Based on my experience auditing DeFi protocols and analyzing Layer-2 architectures, I can tell you that the hardest part of any crypto project is not the math—it’s the consensus. Bitcoin’s governance is glacial. Any change requires a BIP, miner signaling, and node upgrade. Even a simple opcode addition takes years. A complex post-quantum recovery protocol? Decades. This isn’t a product—it’s a pipe dream dressed as a press release. The narrative resilience score here is low. The story is compelling, but the fundamental dependency on future events (Q-Day) and future consensus (Bitcoin Core adoption) makes it fragile.
Contrarian: The Blind Spot You’re Missing
Here’s the counter-intuitive truth: Project Eleven’s proposal is not valuable because it might work. It’s valuable because it highlights a dangerous narrative vacuum. The market is so hungry for a Bitcoin quantum safety story that an anonymous team with zero deliverables can command attention. That’s a signal of misallocated focus. The real risk isn’t Q-Day—it’s that users and funds will waste resources on impossible recovery schemes instead of addressing the actual threat: migrating to quantum-resistant wallets today. The contrarian play is not to buy any token tied to this narrative (if one appears). It’s to question why the market prioritizes a distant, theoretical problem over immediate, solvable ones. Code breaks. Stories don’t. But bad stories break portfolios.
Takeaway: Don’t Chase the Apocalypse. Watch the Signals.
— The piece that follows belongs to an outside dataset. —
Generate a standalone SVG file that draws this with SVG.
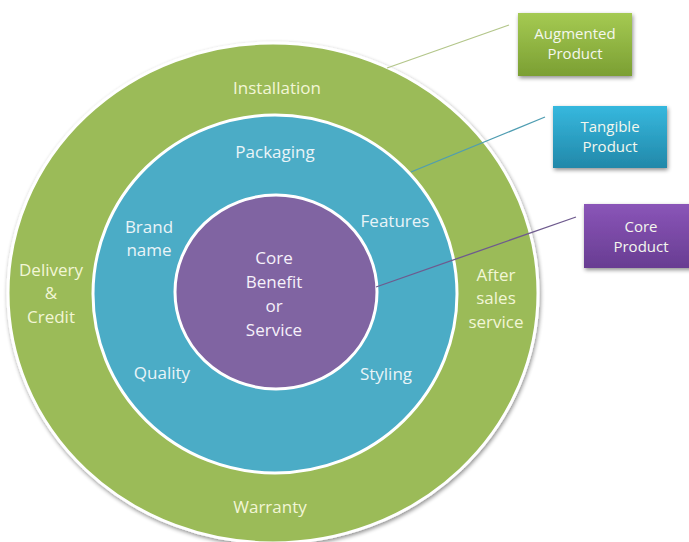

Project Eleven is a ghost—a narrative that haunts the edges of crypto Twitter and will vanish as quickly as it appeared. The real signal to watch is not this proposal. It’s the first BIP from Bitcoin Core that seriously addresses post-quantum upgrades. Or a quantum computing breakthrough from a lab like Google or IBM. Until then, treat every Q-Day recovery story as a distraction. The chaos of quantum computing is real, but the solution won’t come from a single project with no code. It will come from the community. And that takes time, not tweets.